§ **Dataset section**
□ □ □

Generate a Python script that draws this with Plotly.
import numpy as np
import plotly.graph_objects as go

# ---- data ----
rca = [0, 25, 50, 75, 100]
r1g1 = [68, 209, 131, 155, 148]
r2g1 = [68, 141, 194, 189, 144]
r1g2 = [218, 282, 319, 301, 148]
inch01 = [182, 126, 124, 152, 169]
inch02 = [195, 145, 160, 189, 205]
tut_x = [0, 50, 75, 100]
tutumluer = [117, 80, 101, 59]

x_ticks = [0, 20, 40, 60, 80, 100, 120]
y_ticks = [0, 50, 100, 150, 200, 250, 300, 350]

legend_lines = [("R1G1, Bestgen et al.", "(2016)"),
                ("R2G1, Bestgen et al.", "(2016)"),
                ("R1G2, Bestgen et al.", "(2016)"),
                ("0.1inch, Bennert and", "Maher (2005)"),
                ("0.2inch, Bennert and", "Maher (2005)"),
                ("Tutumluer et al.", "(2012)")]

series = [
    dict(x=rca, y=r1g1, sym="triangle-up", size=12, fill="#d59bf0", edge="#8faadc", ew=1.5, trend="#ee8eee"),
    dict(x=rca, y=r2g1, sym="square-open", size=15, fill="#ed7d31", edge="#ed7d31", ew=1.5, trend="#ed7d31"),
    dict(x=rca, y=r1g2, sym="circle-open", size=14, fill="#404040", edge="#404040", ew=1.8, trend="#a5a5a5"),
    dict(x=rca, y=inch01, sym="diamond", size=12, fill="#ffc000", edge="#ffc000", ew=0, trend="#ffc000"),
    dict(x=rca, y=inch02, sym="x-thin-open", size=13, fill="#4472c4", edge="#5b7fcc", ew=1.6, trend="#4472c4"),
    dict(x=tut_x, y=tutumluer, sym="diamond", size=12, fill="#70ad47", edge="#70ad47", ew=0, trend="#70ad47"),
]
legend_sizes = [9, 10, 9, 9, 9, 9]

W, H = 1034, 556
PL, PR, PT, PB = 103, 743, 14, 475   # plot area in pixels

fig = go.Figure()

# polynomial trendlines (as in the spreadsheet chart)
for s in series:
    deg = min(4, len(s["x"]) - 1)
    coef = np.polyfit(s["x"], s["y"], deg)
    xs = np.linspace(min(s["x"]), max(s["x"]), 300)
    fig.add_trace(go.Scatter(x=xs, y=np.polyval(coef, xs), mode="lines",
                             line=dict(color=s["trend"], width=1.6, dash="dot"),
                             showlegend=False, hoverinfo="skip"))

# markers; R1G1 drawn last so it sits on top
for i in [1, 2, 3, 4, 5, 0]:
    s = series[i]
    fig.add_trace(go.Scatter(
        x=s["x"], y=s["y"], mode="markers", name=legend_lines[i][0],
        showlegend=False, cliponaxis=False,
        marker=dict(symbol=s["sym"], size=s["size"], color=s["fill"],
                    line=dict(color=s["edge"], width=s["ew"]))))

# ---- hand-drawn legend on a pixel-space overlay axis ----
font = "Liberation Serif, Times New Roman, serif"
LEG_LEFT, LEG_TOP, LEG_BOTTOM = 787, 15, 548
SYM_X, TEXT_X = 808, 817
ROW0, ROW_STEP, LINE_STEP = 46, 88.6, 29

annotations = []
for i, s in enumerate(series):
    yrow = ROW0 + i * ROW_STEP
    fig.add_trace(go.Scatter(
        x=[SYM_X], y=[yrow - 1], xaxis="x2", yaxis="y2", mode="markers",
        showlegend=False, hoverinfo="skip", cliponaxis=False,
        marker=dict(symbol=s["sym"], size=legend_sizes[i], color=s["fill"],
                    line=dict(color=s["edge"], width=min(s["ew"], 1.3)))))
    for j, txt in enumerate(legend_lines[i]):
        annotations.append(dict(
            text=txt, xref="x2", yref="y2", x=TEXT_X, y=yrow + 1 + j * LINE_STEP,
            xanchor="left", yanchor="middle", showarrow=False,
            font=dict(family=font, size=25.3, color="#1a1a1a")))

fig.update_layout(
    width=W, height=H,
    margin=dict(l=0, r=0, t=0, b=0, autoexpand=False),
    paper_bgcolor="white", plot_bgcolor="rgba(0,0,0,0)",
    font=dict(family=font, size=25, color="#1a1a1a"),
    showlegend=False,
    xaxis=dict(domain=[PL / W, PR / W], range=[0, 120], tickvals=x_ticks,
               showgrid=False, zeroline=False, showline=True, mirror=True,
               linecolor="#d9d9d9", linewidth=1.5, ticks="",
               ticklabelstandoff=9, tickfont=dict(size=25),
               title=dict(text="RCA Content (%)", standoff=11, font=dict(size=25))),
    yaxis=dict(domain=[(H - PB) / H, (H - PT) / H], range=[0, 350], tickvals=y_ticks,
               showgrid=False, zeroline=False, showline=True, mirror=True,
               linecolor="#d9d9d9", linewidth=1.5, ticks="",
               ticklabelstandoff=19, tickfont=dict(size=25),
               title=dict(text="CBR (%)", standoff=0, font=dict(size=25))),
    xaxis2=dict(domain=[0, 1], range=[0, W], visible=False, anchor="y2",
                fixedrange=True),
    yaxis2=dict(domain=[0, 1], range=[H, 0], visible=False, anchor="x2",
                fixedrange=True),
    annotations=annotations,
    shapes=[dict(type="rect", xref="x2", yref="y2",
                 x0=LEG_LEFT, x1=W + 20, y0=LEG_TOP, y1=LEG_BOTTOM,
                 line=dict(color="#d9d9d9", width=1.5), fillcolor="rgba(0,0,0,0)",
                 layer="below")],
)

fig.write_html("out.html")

□ □ □

§ **Exercise**
Copy the material above back out, exactly as written.

§ **Result of the task**
Generate a Python script that draws this with Plotly.
import numpy as np
import plotly.graph_objects as go

# ---- data ----
rca = [0, 25, 50, 75, 100]
r1g1 = [68, 209, 131, 155, 148]
r2g1 = [68, 141, 194, 189, 144]
r1g2 = [218, 282, 319, 301, 148]
inch01 = [182, 126, 124, 152, 169]
inch02 = [195, 145, 160, 189, 205]
tut_x = [0, 50, 75, 100]
tutumluer = [117, 80, 101, 59]

x_ticks = [0, 20, 40, 60, 80, 100, 120]
y_ticks = [0, 50, 100, 150, 200, 250, 300, 350]

legend_lines = [("R1G1, Bestgen et al.", "(2016)"),
                ("R2G1, Bestgen et al.", "(2016)"),
                ("R1G2, Bestgen et al.", "(2016)"),
                ("0.1inch, Bennert and", "Maher (2005)"),
                ("0.2inch, Bennert and", "Maher (2005)"),
                ("Tutumluer et al.", "(2012)")]

series = [
    dict(x=rca, y=r1g1, sym="triangle-up", size=12, fill="#d59bf0", edge="#8faadc", ew=1.5, trend="#ee8eee"),
    dict(x=rca, y=r2g1, sym="square-open", size=15, fill="#ed7d31", edge="#ed7d31", ew=1.5, trend="#ed7d31"),
    dict(x=rca, y=r1g2, sym="circle-open", size=14, fill="#404040", edge="#404040", ew=1.8, trend="#a5a5a5"),
    dict(x=rca, y=inch01, sym="diamond", size=12, fill="#ffc000", edge="#ffc000", ew=0, trend="#ffc000"),
    dict(x=rca, y=inch02, sym="x-thin-open", size=13, fill="#4472c4", edge="#5b7fcc", ew=1.6, trend="#4472c4"),
    dict(x=tut_x, y=tutumluer, sym="diamond", size=12, fill="#70ad47", edge="#70ad47", ew=0, trend="#70ad47"),
]
legend_sizes = [9, 10, 9, 9, 9, 9]

W, H = 1034, 556
PL, PR, PT, PB = 103, 743, 14, 475   # plot area in pixels

fig = go.Figure()

# polynomial trendlines (as in the spreadsheet chart)
for s in series:
    deg = min(4, len(s["x"]) - 1)
    coef = np.polyfit(s["x"], s["y"], deg)
    xs = np.linspace(min(s["x"]), max(s["x"]), 300)
    fig.add_trace(go.Scatter(x=xs, y=np.polyval(coef, xs), mode="lines",
                             line=dict(color=s["trend"], width=1.6, dash="dot"),
                             showlegend=False, hoverinfo="skip"))

# markers; R1G1 drawn last so it sits on top
for i in [1, 2, 3, 4, 5, 0]:
    s = series[i]
    fig.add_trace(go.Scatter(
        x=s["x"], y=s["y"], mode="markers", name=legend_lines[i][0],
        showlegend=False, cliponaxis=False,
        marker=dict(symbol=s["sym"], size=s["size"], color=s["fill"],
                    line=dict(color=s["edge"], width=s["ew"]))))

# ---- hand-drawn legend on a pixel-space overlay axis ----
font = "Liberation Serif, Times New Roman, serif"
LEG_LEFT, LEG_TOP, LEG_BOTTOM = 787, 15, 548
SYM_X, TEXT_X = 808, 817
ROW0, ROW_STEP, LINE_STEP = 46, 88.6, 29

annotations = []
for i, s in enumerate(series):
    yrow = ROW0 + i * ROW_STEP
    fig.add_trace(go.Scatter(
        x=[SYM_X], y=[yrow - 1], xaxis="x2", yaxis="y2", mode="markers",
        showlegend=False, hoverinfo="skip", cliponaxis=False,
        marker=dict(symbol=s["sym"], size=legend_sizes[i], color=s["fill"],
                    line=dict(color=s["edge"], width=min(s["ew"], 1.3)))))
    for j, txt in enumerate(legend_lines[i]):
        annotations.append(dict(
            text=txt, xref="x2", yref="y2", x=TEXT_X, y=yrow + 1 + j * LINE_STEP,
            xanchor="left", yanchor="middle", showarrow=False,
            font=dict(family=font, size=25.3, color="#1a1a1a")))

fig.update_layout(
    width=W, height=H,
    margin=dict(l=0, r=0, t=0, b=0, autoexpand=False),
    paper_bgcolor="white", plot_bgcolor="rgba(0,0,0,0)",
    font=dict(family=font, size=25, color="#1a1a1a"),
    showlegend=False,
    xaxis=dict(domain=[PL / W, PR / W], range=[0, 120], tickvals=x_ticks,
               showgrid=False, zeroline=False, showline=True, mirror=True,
               linecolor="#d9d9d9", linewidth=1.5, ticks="",
               ticklabelstandoff=9, tickfont=dict(size=25),
               title=dict(text="RCA Content (%)", standoff=11, font=dict(size=25))),
    yaxis=dict(domain=[(H - PB) / H, (H - PT) / H], range=[0, 350], tickvals=y_ticks,
               showgrid=False, zeroline=False, showline=True, mirror=True,
               linecolor="#d9d9d9", linewidth=1.5, ticks="",
               ticklabelstandoff=19, tickfont=dict(size=25),
               title=dict(text="CBR (%)", standoff=0, font=dict(size=25))),
    xaxis2=dict(domain=[0, 1], range=[0, W], visible=False, anchor="y2",
                fixedrange=True),
    yaxis2=dict(domain=[0, 1], range=[H, 0], visible=False, anchor="x2",
                fixedrange=True),
    annotations=annotations,
    shapes=[dict(type="rect", xref="x2", yref="y2",
                 x0=LEG_LEFT, x1=W + 20, y0=LEG_TOP, y1=LEG_BOTTOM,
                 line=dict(color="#d9d9d9", width=1.5), fillcolor="rgba(0,0,0,0)",
                 layer="below")],
)

fig.write_html("out.html")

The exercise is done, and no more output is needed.